» **What the task asks**
Everything from the line with "What Apache ECharts" through the line with "const seriesNames = ['Brasil', 'Urbana', 'Rural'];", inclusive, should be repeated exactly, except the pictures.

-- BEGIN Supplied records --

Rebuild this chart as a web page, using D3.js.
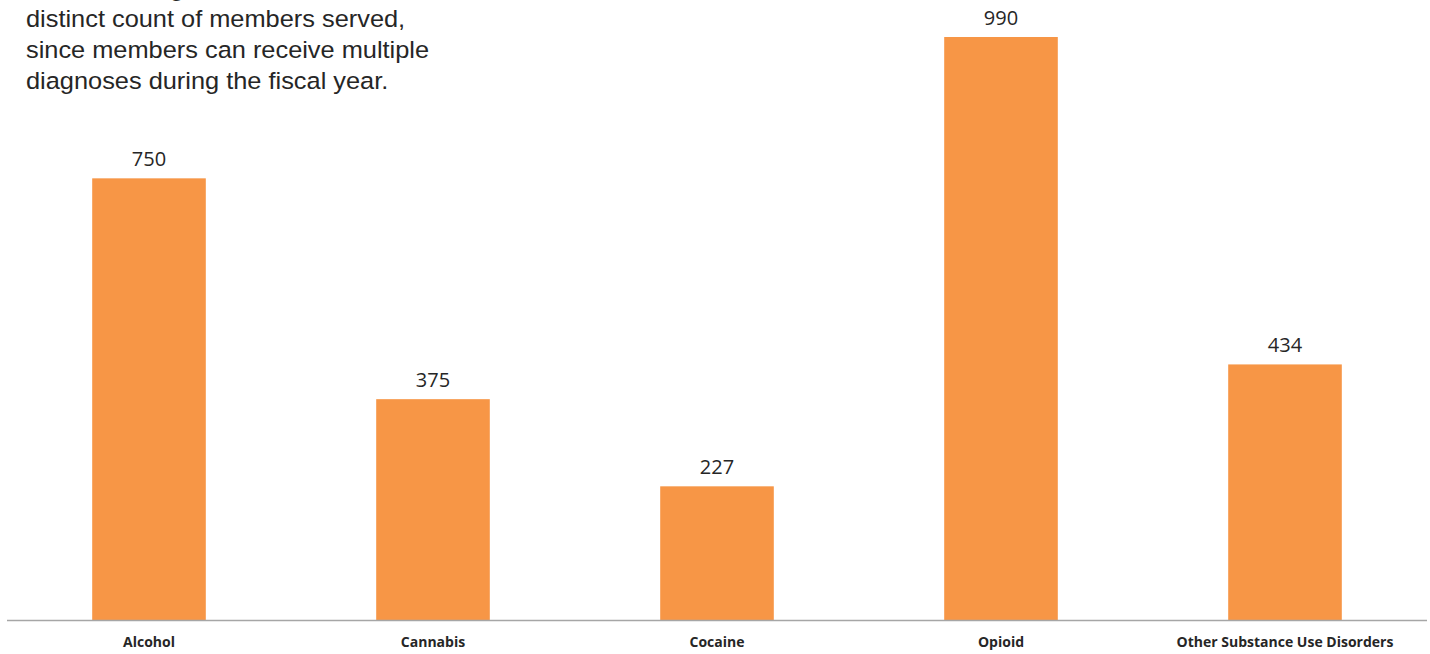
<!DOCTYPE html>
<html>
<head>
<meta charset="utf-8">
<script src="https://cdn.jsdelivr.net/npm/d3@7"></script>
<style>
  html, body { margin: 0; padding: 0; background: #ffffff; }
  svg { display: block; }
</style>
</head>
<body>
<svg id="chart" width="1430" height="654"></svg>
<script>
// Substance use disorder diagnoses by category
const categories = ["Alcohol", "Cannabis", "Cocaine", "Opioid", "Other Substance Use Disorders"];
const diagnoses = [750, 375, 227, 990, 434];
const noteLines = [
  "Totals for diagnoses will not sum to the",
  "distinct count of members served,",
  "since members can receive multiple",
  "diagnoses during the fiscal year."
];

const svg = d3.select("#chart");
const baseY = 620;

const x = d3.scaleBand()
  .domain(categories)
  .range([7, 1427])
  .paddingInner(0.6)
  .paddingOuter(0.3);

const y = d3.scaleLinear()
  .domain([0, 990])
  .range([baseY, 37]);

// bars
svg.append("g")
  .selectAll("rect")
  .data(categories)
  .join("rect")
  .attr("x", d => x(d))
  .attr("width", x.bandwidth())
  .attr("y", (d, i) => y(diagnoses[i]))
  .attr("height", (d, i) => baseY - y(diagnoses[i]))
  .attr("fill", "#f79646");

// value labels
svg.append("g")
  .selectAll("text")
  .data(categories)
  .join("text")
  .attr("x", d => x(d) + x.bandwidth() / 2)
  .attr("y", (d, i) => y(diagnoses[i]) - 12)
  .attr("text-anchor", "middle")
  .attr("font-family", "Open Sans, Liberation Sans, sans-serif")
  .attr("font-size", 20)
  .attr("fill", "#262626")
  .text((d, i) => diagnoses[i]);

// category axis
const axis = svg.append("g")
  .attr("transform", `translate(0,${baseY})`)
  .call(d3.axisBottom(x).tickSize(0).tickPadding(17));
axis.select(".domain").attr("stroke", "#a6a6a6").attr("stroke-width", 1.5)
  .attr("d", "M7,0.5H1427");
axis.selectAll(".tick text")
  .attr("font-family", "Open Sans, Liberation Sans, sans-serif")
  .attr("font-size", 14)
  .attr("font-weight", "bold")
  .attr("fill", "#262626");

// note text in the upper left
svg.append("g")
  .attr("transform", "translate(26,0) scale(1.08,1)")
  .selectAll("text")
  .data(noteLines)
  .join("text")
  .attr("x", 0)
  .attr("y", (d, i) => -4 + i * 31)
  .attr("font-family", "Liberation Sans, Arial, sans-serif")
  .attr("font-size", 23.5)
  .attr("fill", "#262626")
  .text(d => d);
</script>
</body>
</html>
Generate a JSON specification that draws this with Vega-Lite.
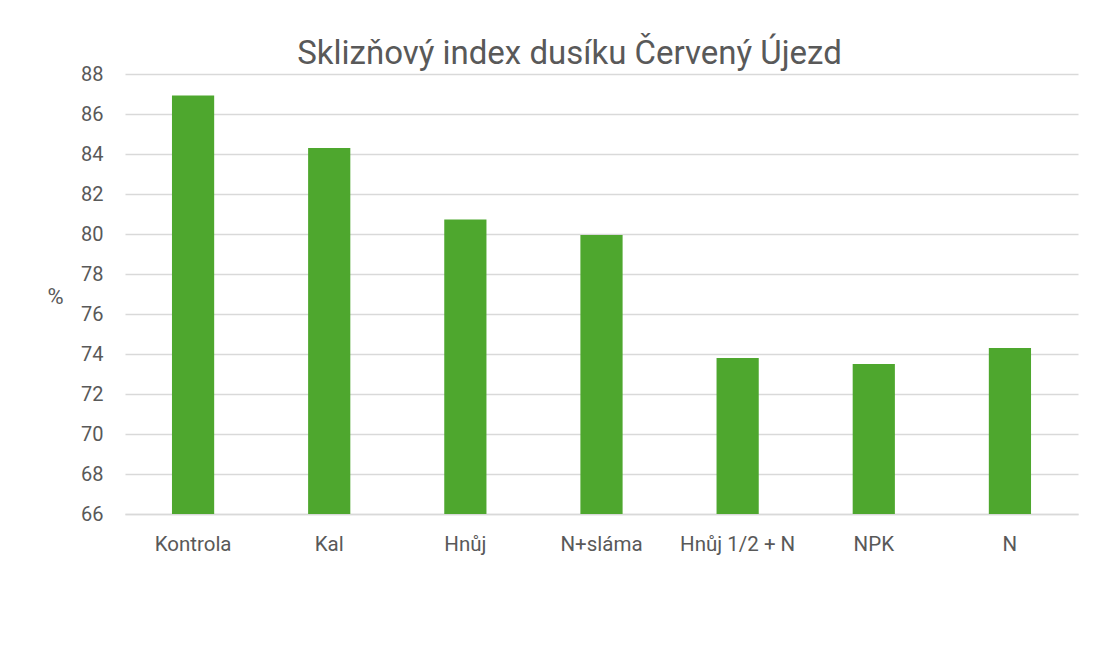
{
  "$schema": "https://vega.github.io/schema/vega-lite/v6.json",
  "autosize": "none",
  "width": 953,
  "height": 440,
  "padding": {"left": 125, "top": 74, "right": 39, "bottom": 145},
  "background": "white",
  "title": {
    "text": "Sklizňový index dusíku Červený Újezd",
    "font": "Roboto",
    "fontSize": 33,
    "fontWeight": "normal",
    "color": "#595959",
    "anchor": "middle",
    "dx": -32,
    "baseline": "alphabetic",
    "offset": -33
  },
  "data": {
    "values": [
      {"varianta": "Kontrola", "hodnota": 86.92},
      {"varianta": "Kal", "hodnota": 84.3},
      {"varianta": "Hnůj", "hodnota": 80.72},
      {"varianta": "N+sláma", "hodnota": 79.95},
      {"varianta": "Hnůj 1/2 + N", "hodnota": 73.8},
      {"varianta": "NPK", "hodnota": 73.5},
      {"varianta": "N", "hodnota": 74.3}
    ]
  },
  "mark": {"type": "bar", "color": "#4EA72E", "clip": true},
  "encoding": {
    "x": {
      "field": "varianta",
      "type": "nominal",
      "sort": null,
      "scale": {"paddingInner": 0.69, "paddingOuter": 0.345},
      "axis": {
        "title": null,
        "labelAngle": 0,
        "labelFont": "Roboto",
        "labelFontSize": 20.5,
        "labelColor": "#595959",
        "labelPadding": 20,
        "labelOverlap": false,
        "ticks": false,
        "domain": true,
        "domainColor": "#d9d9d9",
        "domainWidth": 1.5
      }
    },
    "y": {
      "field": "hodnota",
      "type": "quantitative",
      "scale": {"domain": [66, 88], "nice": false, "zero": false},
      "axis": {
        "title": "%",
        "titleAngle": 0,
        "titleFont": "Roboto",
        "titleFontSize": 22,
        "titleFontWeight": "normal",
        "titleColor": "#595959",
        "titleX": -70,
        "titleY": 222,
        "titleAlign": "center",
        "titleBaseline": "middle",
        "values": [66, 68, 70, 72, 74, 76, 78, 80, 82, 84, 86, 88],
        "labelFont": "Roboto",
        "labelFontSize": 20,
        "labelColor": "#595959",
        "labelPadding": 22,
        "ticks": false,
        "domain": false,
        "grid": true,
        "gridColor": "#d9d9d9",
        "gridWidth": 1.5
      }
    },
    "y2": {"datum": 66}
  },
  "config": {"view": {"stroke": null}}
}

-- END Supplied records --
-- BEGIN Supplied records --

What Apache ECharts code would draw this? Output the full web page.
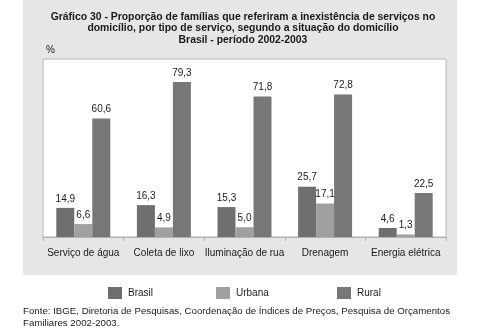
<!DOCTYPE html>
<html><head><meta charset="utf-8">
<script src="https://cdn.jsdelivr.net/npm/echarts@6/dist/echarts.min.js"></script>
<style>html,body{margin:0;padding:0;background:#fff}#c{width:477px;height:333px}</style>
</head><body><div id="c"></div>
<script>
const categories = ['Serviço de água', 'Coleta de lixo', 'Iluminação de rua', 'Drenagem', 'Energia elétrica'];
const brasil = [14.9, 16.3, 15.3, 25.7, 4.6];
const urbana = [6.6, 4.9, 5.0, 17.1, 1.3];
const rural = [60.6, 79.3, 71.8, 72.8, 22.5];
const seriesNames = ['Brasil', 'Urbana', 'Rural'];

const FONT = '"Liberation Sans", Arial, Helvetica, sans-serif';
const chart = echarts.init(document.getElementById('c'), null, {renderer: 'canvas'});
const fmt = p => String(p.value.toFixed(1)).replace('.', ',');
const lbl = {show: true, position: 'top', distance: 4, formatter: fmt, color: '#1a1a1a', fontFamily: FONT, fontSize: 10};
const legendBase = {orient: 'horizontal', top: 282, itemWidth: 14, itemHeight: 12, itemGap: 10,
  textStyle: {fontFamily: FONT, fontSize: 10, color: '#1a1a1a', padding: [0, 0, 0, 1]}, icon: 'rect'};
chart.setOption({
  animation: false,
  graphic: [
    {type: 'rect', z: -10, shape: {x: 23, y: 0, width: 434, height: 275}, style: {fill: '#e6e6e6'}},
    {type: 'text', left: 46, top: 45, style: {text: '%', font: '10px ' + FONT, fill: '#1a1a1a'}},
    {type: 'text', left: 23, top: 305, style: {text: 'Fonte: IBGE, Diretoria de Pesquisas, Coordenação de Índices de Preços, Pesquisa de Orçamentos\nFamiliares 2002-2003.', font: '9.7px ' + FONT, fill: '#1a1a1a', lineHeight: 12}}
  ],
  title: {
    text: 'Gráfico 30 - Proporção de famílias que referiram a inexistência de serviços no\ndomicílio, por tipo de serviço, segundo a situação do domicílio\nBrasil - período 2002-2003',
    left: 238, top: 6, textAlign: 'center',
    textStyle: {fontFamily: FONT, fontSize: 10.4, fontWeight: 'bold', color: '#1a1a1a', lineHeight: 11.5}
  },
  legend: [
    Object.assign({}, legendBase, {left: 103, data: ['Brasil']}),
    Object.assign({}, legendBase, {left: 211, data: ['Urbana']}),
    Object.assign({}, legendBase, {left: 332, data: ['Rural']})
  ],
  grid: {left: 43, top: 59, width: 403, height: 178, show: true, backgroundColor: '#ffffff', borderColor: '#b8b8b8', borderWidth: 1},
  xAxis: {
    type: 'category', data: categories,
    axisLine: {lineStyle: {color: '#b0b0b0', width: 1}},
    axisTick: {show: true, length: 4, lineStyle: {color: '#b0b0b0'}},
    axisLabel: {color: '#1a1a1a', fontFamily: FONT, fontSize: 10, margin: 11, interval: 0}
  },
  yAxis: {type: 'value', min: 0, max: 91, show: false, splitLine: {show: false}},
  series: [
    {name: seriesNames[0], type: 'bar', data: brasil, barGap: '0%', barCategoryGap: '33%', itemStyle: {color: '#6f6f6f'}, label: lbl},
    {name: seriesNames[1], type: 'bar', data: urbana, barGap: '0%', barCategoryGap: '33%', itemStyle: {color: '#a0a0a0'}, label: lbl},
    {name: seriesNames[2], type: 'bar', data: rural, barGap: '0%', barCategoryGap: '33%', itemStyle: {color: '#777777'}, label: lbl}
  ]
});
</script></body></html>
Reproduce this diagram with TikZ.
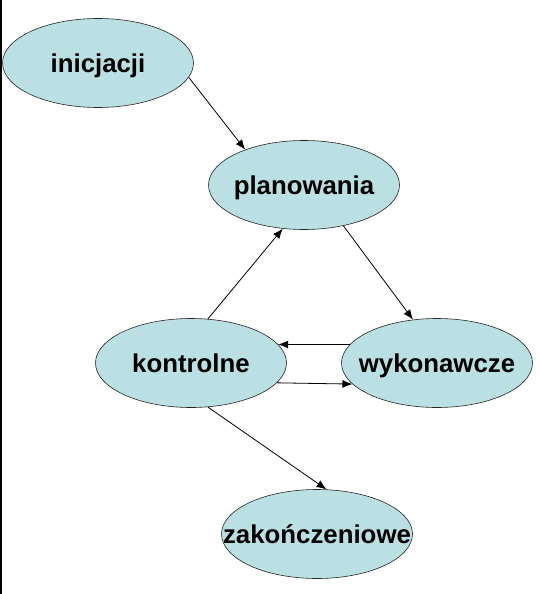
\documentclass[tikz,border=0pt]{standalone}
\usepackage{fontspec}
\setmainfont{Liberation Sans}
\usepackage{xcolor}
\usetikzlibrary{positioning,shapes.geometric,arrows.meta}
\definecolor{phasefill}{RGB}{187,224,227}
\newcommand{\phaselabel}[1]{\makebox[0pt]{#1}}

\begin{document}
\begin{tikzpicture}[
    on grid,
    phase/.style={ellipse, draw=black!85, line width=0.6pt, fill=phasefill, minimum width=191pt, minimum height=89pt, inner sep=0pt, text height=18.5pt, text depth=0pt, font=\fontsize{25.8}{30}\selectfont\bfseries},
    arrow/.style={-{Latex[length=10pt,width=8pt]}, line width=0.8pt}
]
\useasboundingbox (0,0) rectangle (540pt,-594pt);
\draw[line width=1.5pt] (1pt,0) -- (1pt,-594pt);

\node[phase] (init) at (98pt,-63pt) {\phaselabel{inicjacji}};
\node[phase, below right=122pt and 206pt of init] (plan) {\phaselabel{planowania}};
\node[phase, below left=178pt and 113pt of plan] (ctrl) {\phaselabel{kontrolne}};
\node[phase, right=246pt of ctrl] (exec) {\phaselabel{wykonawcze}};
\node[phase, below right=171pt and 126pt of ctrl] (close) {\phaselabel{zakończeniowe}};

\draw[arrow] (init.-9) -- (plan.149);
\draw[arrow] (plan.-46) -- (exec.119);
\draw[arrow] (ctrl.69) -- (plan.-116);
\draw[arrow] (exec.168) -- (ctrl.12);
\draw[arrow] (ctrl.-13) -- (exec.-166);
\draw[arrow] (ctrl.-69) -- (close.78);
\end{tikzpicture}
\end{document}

-- END Supplied records --

» **Written solution**
What Apache ECharts code would draw this? Output the full web page.
<!DOCTYPE html>
<html><head><meta charset="utf-8">
<script src="https://cdn.jsdelivr.net/npm/echarts@6/dist/echarts.min.js"></script>
<style>html,body{margin:0;padding:0;background:#fff}#c{width:477px;height:333px}</style>
</head><body><div id="c"></div>
<script>
const categories = ['Serviço de água', 'Coleta de lixo', 'Iluminação de rua', 'Drenagem', 'Energia elétrica'];
const brasil = [14.9, 16.3, 15.3, 25.7, 4.6];
const urbana = [6.6, 4.9, 5.0, 17.1, 1.3];
const rural = [60.6, 79.3, 71.8, 72.8, 22.5];
const seriesNames = ['Brasil', 'Urbana', 'Rural'];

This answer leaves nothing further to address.